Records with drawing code

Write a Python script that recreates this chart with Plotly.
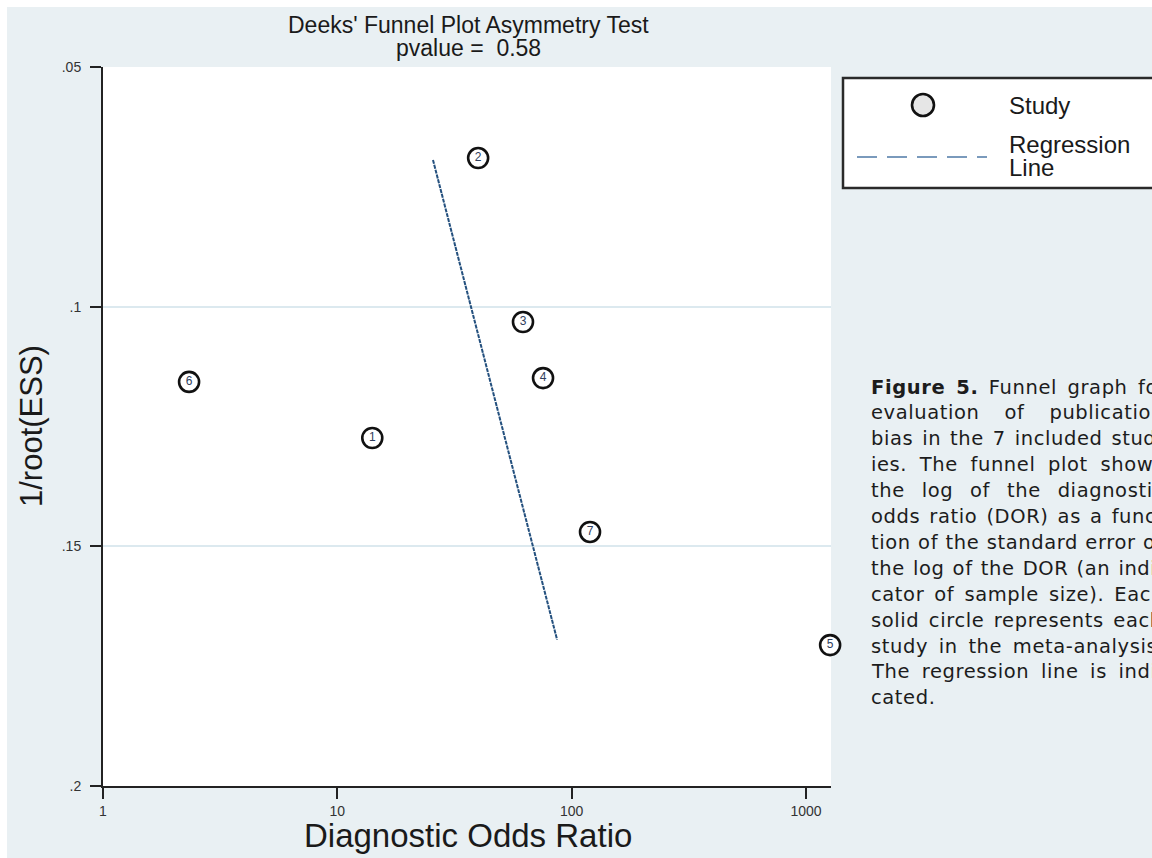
import math
import plotly.graph_objects as go

# ---- data -------------------------------------------------------------
study_ids = ["1", "2", "3", "4", "5", "6", "7"]
study_dor = [14.1, 39.9, 62.0, 75.5, 1268.0, 2.33, 119.8]
study_inv_root_ess = [0.1274, 0.0690, 0.1032, 0.1149, 0.1706, 0.1157, 0.1470]

reg_dor = [25.6, 86.7]
reg_inv_root_ess = [0.0694, 0.1695]

x_tick_vals = [1, 10, 100, 1000]
x_tick_text = ["1", "10", "100", "1000"]
y_tick_vals = [0.05, 0.10, 0.15, 0.20]
y_tick_text = [".05", ".1", ".15", ".2"]
x_range = [1, 1279]
y_range = [0.20, 0.05]

title_lines = ["Deeks' Funnel Plot Asymmetry Test", "pvalue =\u00a0 0.58"]

caption_bold = "Figure 5."
caption_lines = [
    " Funnel graph for",
    "evaluation of publication",
    "bias in the 7 included stud-",
    "ies. The funnel plot shows",
    "the log of the diagnostic",
    "odds ratio (DOR) as a func-",
    "tion of the standard error of",
    "the log of the DOR (an indi-",
    "cator of sample size). Each",
    "solid circle represents each",
    "study in the meta-analysis.",
    "The regression line is indi-",
    "cated.",
]

# ---- page geometry (pixels) --------------------------------------------
W, H = 1152, 858
PL, PT, PR, PB = 103, 67, 831, 786
PW, PH = PR - PL, PB - PT


def px(x):
    return (x - PL) / PW


def py(y):
    return (PB - y) / PH


BG = "#e9f0f3"
INK = "#1a1a1a"
SANS = "Liberation Sans, Arial, sans-serif"
CAP_FONT = "DejaVu Sans, Verdana, sans-serif"

fig = go.Figure()

fig.add_trace(go.Scatter(
    x=reg_dor, y=reg_inv_root_ess, mode="lines",
    line=dict(color="#24507e", width=2, dash="4px,1px"),
    showlegend=False, hoverinfo="skip",
))

fig.add_trace(go.Scatter(
    x=study_dor, y=study_inv_root_ess, mode="markers+text",
    text=study_ids, textposition="middle center",
    textfont=dict(family=SANS, size=12, color="#2e3d5c"),
    marker=dict(symbol="circle", size=20, color="white",
                line=dict(color="#111111", width=2.6)),
    cliponaxis=False, showlegend=False,
))

shapes = [
    # thin white strips along the top and left page edges
    dict(type="rect", xref="paper", yref="paper", layer="below",
         x0=px(-5), x1=px(W + 5), y0=py(7), y1=py(-5),
         fillcolor="white", line=dict(width=0)),
    dict(type="rect", xref="paper", yref="paper", layer="below",
         x0=px(-5), x1=px(7), y0=py(H + 5), y1=py(-5),
         fillcolor="white", line=dict(width=0)),
    # key box
    dict(type="rect", xref="paper", yref="paper", layer="above",
         x0=px(843), x1=px(1170), y0=py(188), y1=py(78),
         fillcolor="white", line=dict(color="#2a2a2a", width=2.5)),
    dict(type="circle", xref="paper", yref="paper", layer="above",
         x0=px(923 - 11), x1=px(923 + 11), y0=py(105 + 11), y1=py(105 - 11),
         fillcolor="#e6e6e6", line=dict(color="#111111", width=2.6)),
    dict(type="line", xref="paper", yref="paper", layer="above",
         x0=px(857), x1=px(987), y0=py(157), y1=py(157),
         line=dict(color="#4f79a6", width=1.6, dash="20px,10px")),
]

annotations = []


def note(text, x, y, size, xanchor="center", family=SANS, angle=0, color=INK):
    annotations.append(dict(
        text=text, x=px(x), y=py(y), xref="paper", yref="paper",
        xanchor=xanchor, yanchor="middle", showarrow=False, textangle=angle,
        font=dict(family=family, size=size, color=color),
    ))


note(title_lines[0], 468, 25, 23)
note(title_lines[1], 468, 48, 23)
note("Diagnostic Odds Ratio", 468, 835, 33)
note("1/root(ESS)", 31, 426, 31, angle=-90)

note("Study", 1007, 106, 24, xanchor="left")
note("Regression", 1007, 144, 24, xanchor="left")
note("Line", 1007, 167, 24, xanchor="left")

# caption: justified block, estimated with DejaVu Sans advance widths
ADV = {
    "a": 1255, "b": 1300, "c": 1126, "d": 1300, "e": 1260, "f": 721,
    "g": 1300, "h": 1298, "i": 569, "j": 569, "k": 1186, "l": 569,
    "m": 1995, "n": 1298, "o": 1253, "p": 1300, "q": 1300, "r": 842,
    "s": 1067, "t": 803, "u": 1298, "v": 1212, "w": 1675, "x": 1212,
    "y": 1212, "z": 1075, "D": 1577, "E": 1294, "F": 1178, "O": 1612,
    "R": 1423, "T": 1251, " ": 651, ".": 651, ",": 651, "(": 799,
    ")": 799, "-": 739,
}
CAP_SIZE = 19.5
CAP_LS = 0.6
CAP_X0, CAP_X1 = 869, 1162
CAP_Y0, CAP_DY = 387, 25.9


def text_width(s, bold=False):
    k = 1.1 if bold else 1.0
    return sum(ADV.get(ch, 1303) / 2048 * CAP_SIZE * k + CAP_LS for ch in s)


for i, line in enumerate(caption_lines):
    bold_part = caption_bold if i == 0 else ""
    natural = text_width(bold_part, bold=True) + text_width(line)
    spaces = (bold_part + line).count(" ")
    if i < len(caption_lines) - 1 and spaces:
        ws = (CAP_X1 - CAP_X0 - natural) / spaces
    else:
        ws = 0
    style = f"letter-spacing:{CAP_LS}px;word-spacing:{ws:.2f}px"
    if bold_part:
        body = f'<span style="{style}"><b>{bold_part}</b>{line}</span>'
    else:
        body = f'<span style="{style}">{line}</span>'
    note(body, CAP_X0, CAP_Y0 + i * CAP_DY, CAP_SIZE, xanchor="left",
         family=CAP_FONT, color="#1c1c1c")

axis_common = dict(
    showline=True, linecolor="#222222", linewidth=2,
    ticks="outside", ticklen=11, tickwidth=1.5, tickcolor="#222222",
    tickfont=dict(family=SANS, size=14, color="#333333"),
    zeroline=False, mirror=False,
)

fig.update_layout(
    width=W, height=H,
    margin=dict(l=PL, r=W - PR, t=PT, b=H - PB, pad=0),
    paper_bgcolor=BG, plot_bgcolor="white",
    showlegend=False,
    xaxis=dict(type="log", range=[math.log10(x_range[0]), math.log10(x_range[1])],
               tickvals=x_tick_vals, ticktext=x_tick_text, showgrid=False,
               ticklabelstandoff=0, **axis_common),
    yaxis=dict(range=y_range, tickvals=y_tick_vals, ticktext=y_tick_text,
               showgrid=True, gridcolor="#dce9ef", gridwidth=1.5,
               ticklabelstandoff=6, **axis_common),
    shapes=shapes,
    annotations=annotations,
)

fig.write_html("out.html")
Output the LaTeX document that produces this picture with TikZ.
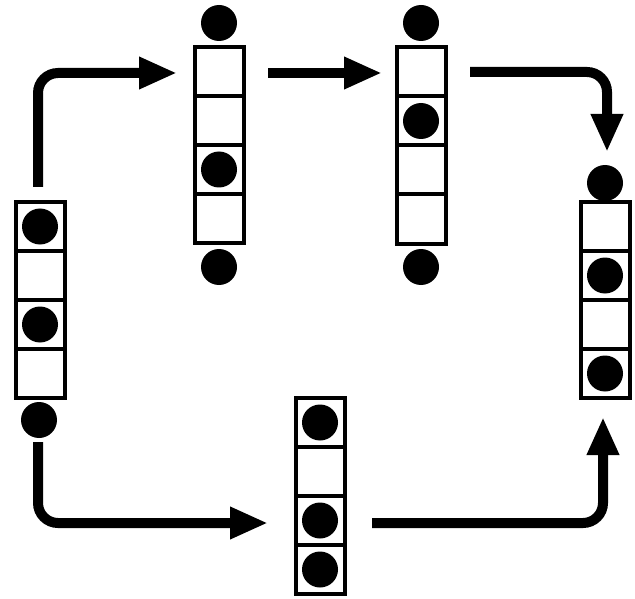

## What is needed
Say how many lines in the records hold the string "that", and say nothing else.

## Worked answer
2